■ Given request: Copy out the complete listing, word for word.

### Source excerpt

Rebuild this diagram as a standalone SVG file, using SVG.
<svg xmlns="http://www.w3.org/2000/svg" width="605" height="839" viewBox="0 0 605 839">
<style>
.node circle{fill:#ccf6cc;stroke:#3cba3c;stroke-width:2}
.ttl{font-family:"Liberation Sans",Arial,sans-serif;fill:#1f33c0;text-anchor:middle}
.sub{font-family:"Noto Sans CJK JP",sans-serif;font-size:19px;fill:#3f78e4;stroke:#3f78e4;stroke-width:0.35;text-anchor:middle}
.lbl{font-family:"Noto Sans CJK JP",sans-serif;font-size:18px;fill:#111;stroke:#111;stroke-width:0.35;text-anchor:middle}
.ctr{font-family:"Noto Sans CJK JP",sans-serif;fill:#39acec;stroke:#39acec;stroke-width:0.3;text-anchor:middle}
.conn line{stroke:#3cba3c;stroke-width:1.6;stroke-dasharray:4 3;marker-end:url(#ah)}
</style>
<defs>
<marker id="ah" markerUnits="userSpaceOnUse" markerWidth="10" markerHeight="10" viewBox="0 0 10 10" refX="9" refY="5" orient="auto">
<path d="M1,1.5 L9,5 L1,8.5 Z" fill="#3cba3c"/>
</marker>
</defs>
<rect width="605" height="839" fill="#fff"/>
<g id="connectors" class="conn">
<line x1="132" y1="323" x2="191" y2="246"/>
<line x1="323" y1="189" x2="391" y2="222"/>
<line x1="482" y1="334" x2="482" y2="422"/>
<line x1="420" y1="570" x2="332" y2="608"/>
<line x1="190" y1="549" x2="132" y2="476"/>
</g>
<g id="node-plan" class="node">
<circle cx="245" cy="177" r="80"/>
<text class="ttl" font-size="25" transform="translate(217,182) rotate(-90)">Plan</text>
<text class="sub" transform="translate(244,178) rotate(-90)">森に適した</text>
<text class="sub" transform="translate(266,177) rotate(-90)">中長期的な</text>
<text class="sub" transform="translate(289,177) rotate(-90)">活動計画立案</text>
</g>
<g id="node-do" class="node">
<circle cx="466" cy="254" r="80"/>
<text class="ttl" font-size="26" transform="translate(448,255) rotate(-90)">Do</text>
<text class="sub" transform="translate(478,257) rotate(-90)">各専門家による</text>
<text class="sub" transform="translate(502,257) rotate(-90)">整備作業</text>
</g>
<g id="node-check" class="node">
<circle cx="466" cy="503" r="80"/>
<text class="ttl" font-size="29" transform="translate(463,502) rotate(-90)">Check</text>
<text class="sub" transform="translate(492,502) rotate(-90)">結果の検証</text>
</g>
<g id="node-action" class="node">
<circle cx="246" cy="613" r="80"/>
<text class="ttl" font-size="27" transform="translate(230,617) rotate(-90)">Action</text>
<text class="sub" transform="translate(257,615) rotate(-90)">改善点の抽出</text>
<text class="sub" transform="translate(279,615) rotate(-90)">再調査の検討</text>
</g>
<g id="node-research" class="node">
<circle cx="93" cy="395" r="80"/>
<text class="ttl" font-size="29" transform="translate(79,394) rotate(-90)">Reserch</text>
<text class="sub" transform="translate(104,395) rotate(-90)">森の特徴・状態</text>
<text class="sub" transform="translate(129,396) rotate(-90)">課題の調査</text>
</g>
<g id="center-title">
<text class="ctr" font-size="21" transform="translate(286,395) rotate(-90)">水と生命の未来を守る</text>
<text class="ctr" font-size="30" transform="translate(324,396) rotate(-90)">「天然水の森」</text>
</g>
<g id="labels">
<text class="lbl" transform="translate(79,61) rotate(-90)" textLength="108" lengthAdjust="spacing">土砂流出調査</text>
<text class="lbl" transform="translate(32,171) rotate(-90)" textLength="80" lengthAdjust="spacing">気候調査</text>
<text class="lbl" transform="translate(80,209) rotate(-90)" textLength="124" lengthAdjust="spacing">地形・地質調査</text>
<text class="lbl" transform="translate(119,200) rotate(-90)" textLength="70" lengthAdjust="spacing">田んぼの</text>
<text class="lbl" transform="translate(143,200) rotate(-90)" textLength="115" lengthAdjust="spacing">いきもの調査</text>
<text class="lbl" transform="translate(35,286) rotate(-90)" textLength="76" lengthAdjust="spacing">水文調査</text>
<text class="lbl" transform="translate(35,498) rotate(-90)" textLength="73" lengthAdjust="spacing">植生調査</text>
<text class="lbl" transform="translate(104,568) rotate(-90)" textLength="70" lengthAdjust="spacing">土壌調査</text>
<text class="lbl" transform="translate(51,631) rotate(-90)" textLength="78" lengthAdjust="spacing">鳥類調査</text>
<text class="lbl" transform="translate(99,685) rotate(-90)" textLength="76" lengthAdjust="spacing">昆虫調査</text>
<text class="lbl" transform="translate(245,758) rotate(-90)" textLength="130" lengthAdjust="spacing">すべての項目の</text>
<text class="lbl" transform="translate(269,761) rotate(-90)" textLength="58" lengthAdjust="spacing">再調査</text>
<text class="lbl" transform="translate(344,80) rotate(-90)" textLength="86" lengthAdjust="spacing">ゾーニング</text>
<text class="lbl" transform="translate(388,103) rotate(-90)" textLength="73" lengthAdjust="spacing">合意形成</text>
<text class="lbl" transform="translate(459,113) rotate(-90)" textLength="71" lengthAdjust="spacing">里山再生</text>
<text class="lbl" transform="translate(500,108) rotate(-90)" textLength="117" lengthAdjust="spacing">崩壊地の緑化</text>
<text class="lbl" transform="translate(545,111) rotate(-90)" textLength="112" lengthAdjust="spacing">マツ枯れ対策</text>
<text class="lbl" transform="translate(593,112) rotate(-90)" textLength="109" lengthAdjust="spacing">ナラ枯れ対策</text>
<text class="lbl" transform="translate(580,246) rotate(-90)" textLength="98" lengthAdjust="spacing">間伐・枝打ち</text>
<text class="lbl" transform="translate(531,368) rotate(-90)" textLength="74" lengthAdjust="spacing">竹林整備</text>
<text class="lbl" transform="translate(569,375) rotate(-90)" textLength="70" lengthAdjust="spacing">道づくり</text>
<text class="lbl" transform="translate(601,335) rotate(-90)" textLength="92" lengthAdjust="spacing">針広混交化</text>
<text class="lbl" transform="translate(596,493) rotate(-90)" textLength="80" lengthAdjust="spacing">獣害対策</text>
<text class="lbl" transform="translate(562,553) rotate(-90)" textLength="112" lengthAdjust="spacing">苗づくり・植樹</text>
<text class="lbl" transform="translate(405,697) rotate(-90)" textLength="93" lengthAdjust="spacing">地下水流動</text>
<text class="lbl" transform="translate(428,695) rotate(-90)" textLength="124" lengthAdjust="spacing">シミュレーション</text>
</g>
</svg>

######

■ Task output:
Rebuild this diagram as a standalone SVG file, using SVG.
<svg xmlns="http://www.w3.org/2000/svg" width="605" height="839" viewBox="0 0 605 839">
<style>
.node circle{fill:#ccf6cc;stroke:#3cba3c;stroke-width:2}
.ttl{font-family:"Liberation Sans",Arial,sans-serif;fill:#1f33c0;text-anchor:middle}
.sub{font-family:"Noto Sans CJK JP",sans-serif;font-size:19px;fill:#3f78e4;stroke:#3f78e4;stroke-width:0.35;text-anchor:middle}
.lbl{font-family:"Noto Sans CJK JP",sans-serif;font-size:18px;fill:#111;stroke:#111;stroke-width:0.35;text-anchor:middle}
.ctr{font-family:"Noto Sans CJK JP",sans-serif;fill:#39acec;stroke:#39acec;stroke-width:0.3;text-anchor:middle}
.conn line{stroke:#3cba3c;stroke-width:1.6;stroke-dasharray:4 3;marker-end:url(#ah)}
</style>
<defs>
<marker id="ah" markerUnits="userSpaceOnUse" markerWidth="10" markerHeight="10" viewBox="0 0 10 10" refX="9" refY="5" orient="auto">
<path d="M1,1.5 L9,5 L1,8.5 Z" fill="#3cba3c"/>
</marker>
</defs>
<rect width="605" height="839" fill="#fff"/>
<g id="connectors" class="conn">
<line x1="132" y1="323" x2="191" y2="246"/>
<line x1="323" y1="189" x2="391" y2="222"/>
<line x1="482" y1="334" x2="482" y2="422"/>
<line x1="420" y1="570" x2="332" y2="608"/>
<line x1="190" y1="549" x2="132" y2="476"/>
</g>
<g id="node-plan" class="node">
<circle cx="245" cy="177" r="80"/>
<text class="ttl" font-size="25" transform="translate(217,182) rotate(-90)">Plan</text>
<text class="sub" transform="translate(244,178) rotate(-90)">森に適した</text>
<text class="sub" transform="translate(266,177) rotate(-90)">中長期的な</text>
<text class="sub" transform="translate(289,177) rotate(-90)">活動計画立案</text>
</g>
<g id="node-do" class="node">
<circle cx="466" cy="254" r="80"/>
<text class="ttl" font-size="26" transform="translate(448,255) rotate(-90)">Do</text>
<text class="sub" transform="translate(478,257) rotate(-90)">各専門家による</text>
<text class="sub" transform="translate(502,257) rotate(-90)">整備作業</text>
</g>
<g id="node-check" class="node">
<circle cx="466" cy="503" r="80"/>
<text class="ttl" font-size="29" transform="translate(463,502) rotate(-90)">Check</text>
<text class="sub" transform="translate(492,502) rotate(-90)">結果の検証</text>
</g>
<g id="node-action" class="node">
<circle cx="246" cy="613" r="80"/>
<text class="ttl" font-size="27" transform="translate(230,617) rotate(-90)">Action</text>
<text class="sub" transform="translate(257,615) rotate(-90)">改善点の抽出</text>
<text class="sub" transform="translate(279,615) rotate(-90)">再調査の検討</text>
</g>
<g id="node-research" class="node">
<circle cx="93" cy="395" r="80"/>
<text class="ttl" font-size="29" transform="translate(79,394) rotate(-90)">Reserch</text>
<text class="sub" transform="translate(104,395) rotate(-90)">森の特徴・状態</text>
<text class="sub" transform="translate(129,396) rotate(-90)">課題の調査</text>
</g>
<g id="center-title">
<text class="ctr" font-size="21" transform="translate(286,395) rotate(-90)">水と生命の未来を守る</text>
<text class="ctr" font-size="30" transform="translate(324,396) rotate(-90)">「天然水の森」</text>
</g>
<g id="labels">
<text class="lbl" transform="translate(79,61) rotate(-90)" textLength="108" lengthAdjust="spacing">土砂流出調査</text>
<text class="lbl" transform="translate(32,171) rotate(-90)" textLength="80" lengthAdjust="spacing">気候調査</text>
<text class="lbl" transform="translate(80,209) rotate(-90)" textLength="124" lengthAdjust="spacing">地形・地質調査</text>
<text class="lbl" transform="translate(119,200) rotate(-90)" textLength="70" lengthAdjust="spacing">田んぼの</text>
<text class="lbl" transform="translate(143,200) rotate(-90)" textLength="115" lengthAdjust="spacing">いきもの調査</text>
<text class="lbl" transform="translate(35,286) rotate(-90)" textLength="76" lengthAdjust="spacing">水文調査</text>
<text class="lbl" transform="translate(35,498) rotate(-90)" textLength="73" lengthAdjust="spacing">植生調査</text>
<text class="lbl" transform="translate(104,568) rotate(-90)" textLength="70" lengthAdjust="spacing">土壌調査</text>
<text class="lbl" transform="translate(51,631) rotate(-90)" textLength="78" lengthAdjust="spacing">鳥類調査</text>
<text class="lbl" transform="translate(99,685) rotate(-90)" textLength="76" lengthAdjust="spacing">昆虫調査</text>
<text class="lbl" transform="translate(245,758) rotate(-90)" textLength="130" lengthAdjust="spacing">すべての項目の</text>
<text class="lbl" transform="translate(269,761) rotate(-90)" textLength="58" lengthAdjust="spacing">再調査</text>
<text class="lbl" transform="translate(344,80) rotate(-90)" textLength="86" lengthAdjust="spacing">ゾーニング</text>
<text class="lbl" transform="translate(388,103) rotate(-90)" textLength="73" lengthAdjust="spacing">合意形成</text>
<text class="lbl" transform="translate(459,113) rotate(-90)" textLength="71" lengthAdjust="spacing">里山再生</text>
<text class="lbl" transform="translate(500,108) rotate(-90)" textLength="117" lengthAdjust="spacing">崩壊地の緑化</text>
<text class="lbl" transform="translate(545,111) rotate(-90)" textLength="112" lengthAdjust="spacing">マツ枯れ対策</text>
<text class="lbl" transform="translate(593,112) rotate(-90)" textLength="109" lengthAdjust="spacing">ナラ枯れ対策</text>
<text class="lbl" transform="translate(580,246) rotate(-90)" textLength="98" lengthAdjust="spacing">間伐・枝打ち</text>
<text class="lbl" transform="translate(531,368) rotate(-90)" textLength="74" lengthAdjust="spacing">竹林整備</text>
<text class="lbl" transform="translate(569,375) rotate(-90)" textLength="70" lengthAdjust="spacing">道づくり</text>
<text class="lbl" transform="translate(601,335) rotate(-90)" textLength="92" lengthAdjust="spacing">針広混交化</text>
<text class="lbl" transform="translate(596,493) rotate(-90)" textLength="80" lengthAdjust="spacing">獣害対策</text>
<text class="lbl" transform="translate(562,553) rotate(-90)" textLength="112" lengthAdjust="spacing">苗づくり・植樹</text>
<text class="lbl" transform="translate(405,697) rotate(-90)" textLength="93" lengthAdjust="spacing">地下水流動</text>
<text class="lbl" transform="translate(428,695) rotate(-90)" textLength="124" lengthAdjust="spacing">シミュレーション</text>
</g>
</svg>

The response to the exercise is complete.